O caminho até a fotografia, no entanto, não foi planejado. “Eu comecei a trabalhar na comunicação por acidente, né? Quando me apaixonei pela fotografia, comecei a pensar em como monetizar. Fazia evento, cobria festa universitária… cinquenta reais a noite, o que aparecesse. Eu não sabia que queria seguir esse caminho. Aconteceu no final da adolescência. Mas é melhor achar o nosso caminho tarde do que nunca, né?”
Antes de atuar oficialmente na Prefeitura, Luiz viveu situações extremas também com a câmera na mão. “Já cobri tragédia sim. Já fotografei deslizamento, desocupação, demolição. Não como fotógrafo oficial, ainda tava trampando em outra coisa, mas fotografava enquanto acontecia. Já fotografei operação policial em morro também.”
A experiência de campo e o olhar sensível o colocaram num espaço raro dentro do serviço público: o de quem retrata a cidade, mas também a sente. Ainda assim, Luiz reconhece os desafios de ocupar esse lugar num meio que, segundo ele, continua sendo excludente. “Me desafia muito a falta de oportunidade. O elitismo da área e a dificuldade de acesso. É uma área bem difícil de entrar. É um lugar elitista, bem branco, caro e inacessível. Mas quero ver brecar a gente.”
Ele também carrega uma crítica direta ao discurso dominante sobre sustentabilidade. Fica evidente seu incômodo com campanhas que transferem para o indivíduo a responsabilidade por um problema global e estruturado. “É sempre o trabalhador que tem que mudar o estilo de vida, enquanto os verdadeiros causadores da crise continuam ilesos. A conta nunca chega para quem realmente devia pagar.”
Quando fala do futuro, a hesitação é visível. A ansiedade climática não é apenas teórica, ela atravessa seu cotidiano.

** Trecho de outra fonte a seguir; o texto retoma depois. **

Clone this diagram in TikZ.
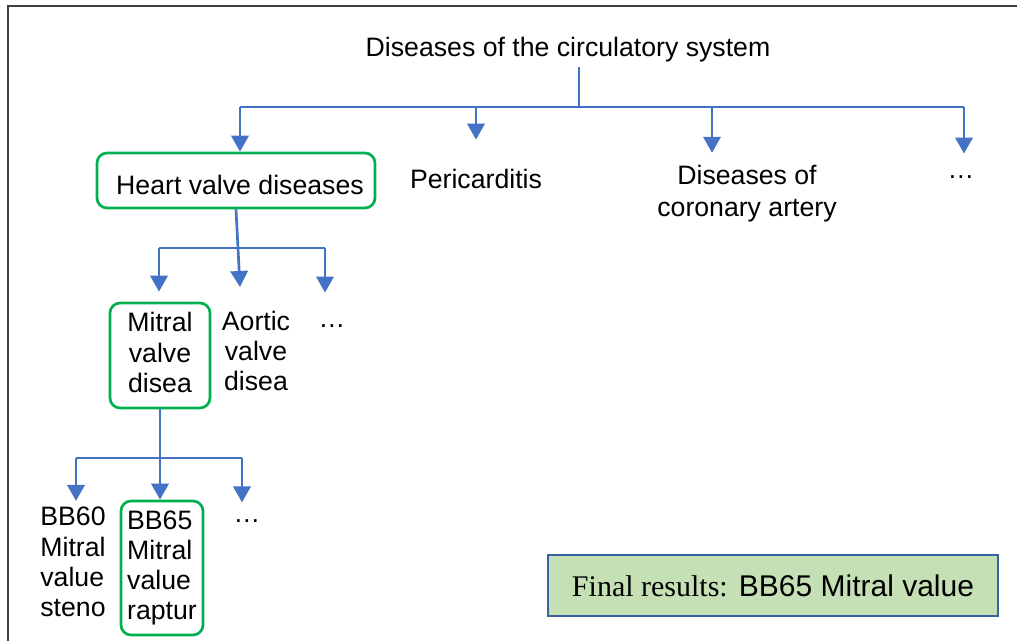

Apesar do desalento, Luiz continua criando. Trabalha de dia, edita imagens e à noite se dedica aos quadros, à fotografia autoral, às experiências visuais. Nos fins de semana, cobre eventos. “Nas horas livres, gosto de garimpar em brechós, pedalar e jogar capoeira. São meus hobbies favoritos.”
Caseiro, ele prefere o silêncio à agitação. “É raro eu sair. Saio mais para trabalhar mesmo, é difícil algum rolê me tirar de casa.” Quando quer descansar, procura os canais e os morros, lugares que, para ele, carregam o verdadeiro encanto de Santos. “Eu gosto dos canais da praia. Não é em Santos, mas eu gosto do Quitanduva, da raia do Itaquitanduva e dos morros no geral. Todo morro tem seu charme, eu acho.”
Entre um pedal e outro, ele alimenta paixões simples: ouvir música, ver filmes, lembrar da comida da mãe. “Minha comida favorita é estrogonofe que minha mãe faz. É o prato que lembra minha infância também.”
Nos fones, variam sons e estilos. “Geralmente escuto MPB ou Jazz, mas às vezes um rap também. Esses tempos tenho escutando bastante BK de novo, mas vira e mexe surge um Cartola, alguma banda de Jazz, Jorge Ben, sou bem eclético.” No cinema, prefere as histórias bem contadas. “Eu não leio tanto mais por falta de foco, mas assisto bastante filme. Gosto de filme de terror, os da A24. Filmes com história, com texto, com narrativa. Gosto de história inteligente.”
A fotografia, no entanto, é o eixo de tudo, o gesto que organiza o mundo à sua volta. Ele conta que tem um pequeno ritual antes de começar a trabalhar. “Sempre que eu vou começar um evento, sempre que tô pra começar a fotografar, eu tiro a câmera do pescoço e amarro ela na mão direita. Dou umas voltas e deixo ela presa. É o momento em que eu entro no modo focado, pra sair do relaxamento e começar a produzir.”
Seus sonhos atravessam a mesma lente. “Meus sonhos são continuar expondo, vender quadro e fotografar. Quero fazer uma vernissagem, uma exposição grande, vender uma pauta para revista, para site. São metas pessoais mais abstratas. O que me motiva a continuar é que eu amo essa parada. Me dá propósito, me alegra levantar de manhã. Todo dia que eu posso fotografar é um bom dia.”
E quando pensa no futuro, Luiz se vê do mesmo jeito, câmera em punho, olhar atento. “Me imagino daqui a dez anos fotografando.”
É na criação e no registro do cotidiano que ele encontra o que o mundo tantas vezes lhe negou: permanência, sentido e um pouco de luz, mesmo depois de tanto tempo debaixo d’água.